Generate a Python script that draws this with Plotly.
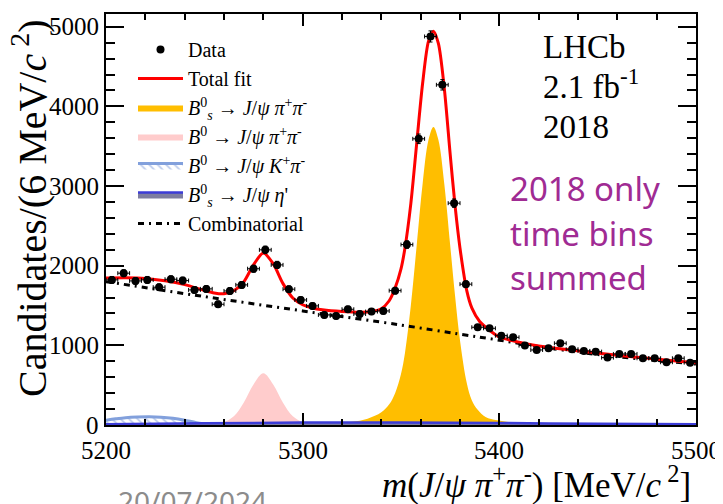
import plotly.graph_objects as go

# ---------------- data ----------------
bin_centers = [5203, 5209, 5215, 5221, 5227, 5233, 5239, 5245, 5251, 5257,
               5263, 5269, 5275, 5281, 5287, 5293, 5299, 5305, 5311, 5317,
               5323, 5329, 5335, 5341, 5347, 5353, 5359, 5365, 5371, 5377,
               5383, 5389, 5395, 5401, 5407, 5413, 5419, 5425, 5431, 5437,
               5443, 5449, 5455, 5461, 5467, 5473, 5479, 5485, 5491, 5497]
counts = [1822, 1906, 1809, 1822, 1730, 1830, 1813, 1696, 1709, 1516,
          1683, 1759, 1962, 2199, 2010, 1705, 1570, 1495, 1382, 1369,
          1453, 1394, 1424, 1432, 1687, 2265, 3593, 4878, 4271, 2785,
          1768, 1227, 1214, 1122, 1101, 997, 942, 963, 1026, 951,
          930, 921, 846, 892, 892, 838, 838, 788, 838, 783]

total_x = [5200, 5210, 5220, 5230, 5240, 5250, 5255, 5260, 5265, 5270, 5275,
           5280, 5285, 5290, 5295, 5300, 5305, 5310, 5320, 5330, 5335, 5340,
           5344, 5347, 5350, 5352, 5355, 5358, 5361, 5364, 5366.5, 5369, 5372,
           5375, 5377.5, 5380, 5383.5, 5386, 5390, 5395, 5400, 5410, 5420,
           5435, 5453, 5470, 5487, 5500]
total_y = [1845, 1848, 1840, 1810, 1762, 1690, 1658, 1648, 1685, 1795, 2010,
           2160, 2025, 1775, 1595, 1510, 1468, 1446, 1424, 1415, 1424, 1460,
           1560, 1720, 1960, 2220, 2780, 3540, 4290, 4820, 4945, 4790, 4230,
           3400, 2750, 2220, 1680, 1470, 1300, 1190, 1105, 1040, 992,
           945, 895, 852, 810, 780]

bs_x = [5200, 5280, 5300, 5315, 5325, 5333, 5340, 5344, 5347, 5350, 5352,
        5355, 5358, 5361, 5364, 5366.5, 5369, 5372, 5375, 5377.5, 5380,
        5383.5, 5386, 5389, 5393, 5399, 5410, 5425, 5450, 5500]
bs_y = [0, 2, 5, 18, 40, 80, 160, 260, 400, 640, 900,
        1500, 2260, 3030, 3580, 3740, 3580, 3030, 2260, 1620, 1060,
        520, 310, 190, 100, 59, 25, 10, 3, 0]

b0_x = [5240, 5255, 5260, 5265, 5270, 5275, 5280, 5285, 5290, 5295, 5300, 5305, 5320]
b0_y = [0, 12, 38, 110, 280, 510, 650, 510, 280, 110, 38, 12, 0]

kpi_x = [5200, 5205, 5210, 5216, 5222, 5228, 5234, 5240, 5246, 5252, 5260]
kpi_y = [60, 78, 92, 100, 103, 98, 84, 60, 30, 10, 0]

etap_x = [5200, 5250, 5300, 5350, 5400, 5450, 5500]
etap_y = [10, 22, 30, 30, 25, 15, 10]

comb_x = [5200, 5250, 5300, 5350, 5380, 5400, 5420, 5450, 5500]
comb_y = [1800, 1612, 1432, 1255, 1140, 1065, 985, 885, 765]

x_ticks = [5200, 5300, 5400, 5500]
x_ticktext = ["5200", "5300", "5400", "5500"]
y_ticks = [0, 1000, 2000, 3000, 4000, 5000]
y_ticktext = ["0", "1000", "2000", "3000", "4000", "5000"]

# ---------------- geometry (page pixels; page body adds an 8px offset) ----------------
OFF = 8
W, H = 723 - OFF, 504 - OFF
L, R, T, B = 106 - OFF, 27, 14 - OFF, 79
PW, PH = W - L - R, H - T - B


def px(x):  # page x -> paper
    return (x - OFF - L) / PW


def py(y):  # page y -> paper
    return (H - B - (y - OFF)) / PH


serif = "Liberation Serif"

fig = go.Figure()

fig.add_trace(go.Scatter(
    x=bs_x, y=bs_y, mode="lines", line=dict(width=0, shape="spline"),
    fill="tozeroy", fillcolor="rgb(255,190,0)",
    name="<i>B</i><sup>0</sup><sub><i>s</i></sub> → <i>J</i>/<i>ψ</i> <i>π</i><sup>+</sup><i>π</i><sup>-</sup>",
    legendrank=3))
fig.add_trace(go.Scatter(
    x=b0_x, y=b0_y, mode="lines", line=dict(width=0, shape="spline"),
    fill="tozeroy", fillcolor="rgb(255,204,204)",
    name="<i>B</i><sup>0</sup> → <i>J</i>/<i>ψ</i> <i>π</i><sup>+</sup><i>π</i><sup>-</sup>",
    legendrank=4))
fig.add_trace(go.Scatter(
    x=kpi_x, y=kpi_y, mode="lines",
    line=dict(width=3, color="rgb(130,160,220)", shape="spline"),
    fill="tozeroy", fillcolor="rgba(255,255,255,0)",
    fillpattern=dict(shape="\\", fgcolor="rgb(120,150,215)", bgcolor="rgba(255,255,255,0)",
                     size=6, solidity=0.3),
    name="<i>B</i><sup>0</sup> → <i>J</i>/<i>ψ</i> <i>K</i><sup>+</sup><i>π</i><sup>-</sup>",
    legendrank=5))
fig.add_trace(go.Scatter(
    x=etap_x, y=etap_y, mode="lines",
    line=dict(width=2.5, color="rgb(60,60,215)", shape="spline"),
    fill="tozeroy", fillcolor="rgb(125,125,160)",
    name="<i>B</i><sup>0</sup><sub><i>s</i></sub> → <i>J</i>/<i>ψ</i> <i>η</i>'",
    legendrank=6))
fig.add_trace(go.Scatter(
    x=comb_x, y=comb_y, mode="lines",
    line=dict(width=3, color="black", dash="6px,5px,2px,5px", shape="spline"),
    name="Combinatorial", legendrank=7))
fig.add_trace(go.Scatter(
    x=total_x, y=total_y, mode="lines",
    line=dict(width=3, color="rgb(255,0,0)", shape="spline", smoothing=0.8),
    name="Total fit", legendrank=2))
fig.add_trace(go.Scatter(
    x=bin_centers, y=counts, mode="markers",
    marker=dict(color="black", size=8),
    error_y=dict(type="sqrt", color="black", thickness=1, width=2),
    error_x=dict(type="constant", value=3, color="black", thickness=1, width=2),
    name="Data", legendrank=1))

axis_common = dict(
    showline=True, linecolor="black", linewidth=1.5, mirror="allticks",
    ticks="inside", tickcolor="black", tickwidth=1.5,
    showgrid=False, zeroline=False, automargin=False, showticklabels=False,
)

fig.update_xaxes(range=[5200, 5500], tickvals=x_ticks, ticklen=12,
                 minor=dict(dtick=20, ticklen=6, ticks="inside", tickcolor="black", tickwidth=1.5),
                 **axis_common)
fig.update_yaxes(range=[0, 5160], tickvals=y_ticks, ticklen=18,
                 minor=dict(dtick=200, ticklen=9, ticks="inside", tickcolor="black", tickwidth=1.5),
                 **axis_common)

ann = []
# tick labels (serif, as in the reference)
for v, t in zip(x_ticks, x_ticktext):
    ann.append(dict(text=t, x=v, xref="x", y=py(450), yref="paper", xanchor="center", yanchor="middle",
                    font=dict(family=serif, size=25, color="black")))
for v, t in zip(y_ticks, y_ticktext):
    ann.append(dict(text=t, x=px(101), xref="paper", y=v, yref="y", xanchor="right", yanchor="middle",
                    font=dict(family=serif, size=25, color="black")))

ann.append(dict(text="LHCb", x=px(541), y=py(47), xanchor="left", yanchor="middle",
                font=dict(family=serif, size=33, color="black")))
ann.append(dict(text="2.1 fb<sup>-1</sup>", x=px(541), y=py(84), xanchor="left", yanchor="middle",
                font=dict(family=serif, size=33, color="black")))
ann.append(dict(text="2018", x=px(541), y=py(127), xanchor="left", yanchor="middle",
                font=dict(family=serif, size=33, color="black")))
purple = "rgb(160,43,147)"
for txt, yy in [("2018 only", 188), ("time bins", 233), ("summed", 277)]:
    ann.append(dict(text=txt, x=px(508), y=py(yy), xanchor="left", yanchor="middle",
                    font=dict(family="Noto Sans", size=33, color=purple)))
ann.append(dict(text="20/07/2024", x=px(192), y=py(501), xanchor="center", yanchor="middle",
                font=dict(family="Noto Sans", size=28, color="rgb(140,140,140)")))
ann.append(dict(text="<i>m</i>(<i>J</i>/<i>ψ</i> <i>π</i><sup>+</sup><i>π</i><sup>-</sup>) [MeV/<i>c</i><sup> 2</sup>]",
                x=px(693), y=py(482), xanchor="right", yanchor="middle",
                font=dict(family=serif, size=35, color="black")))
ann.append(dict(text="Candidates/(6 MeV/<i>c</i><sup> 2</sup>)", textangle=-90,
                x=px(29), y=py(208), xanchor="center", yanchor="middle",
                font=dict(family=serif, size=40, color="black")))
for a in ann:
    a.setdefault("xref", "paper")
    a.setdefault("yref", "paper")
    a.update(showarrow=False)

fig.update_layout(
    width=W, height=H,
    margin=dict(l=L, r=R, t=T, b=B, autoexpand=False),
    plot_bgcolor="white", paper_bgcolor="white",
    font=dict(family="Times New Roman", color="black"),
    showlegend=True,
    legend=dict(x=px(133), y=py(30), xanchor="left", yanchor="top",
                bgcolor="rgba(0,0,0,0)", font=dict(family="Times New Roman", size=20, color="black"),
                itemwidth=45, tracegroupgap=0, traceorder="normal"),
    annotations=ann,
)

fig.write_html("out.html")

_What this task involves_. Starting with the first line of the data above and ending with the line containing "import plotly.graph_objects as go", please restate every line exactly, leaving images out.

_Solution for this problem_.
Generate a Python script that draws this with Plotly.
import plotly.graph_objects as go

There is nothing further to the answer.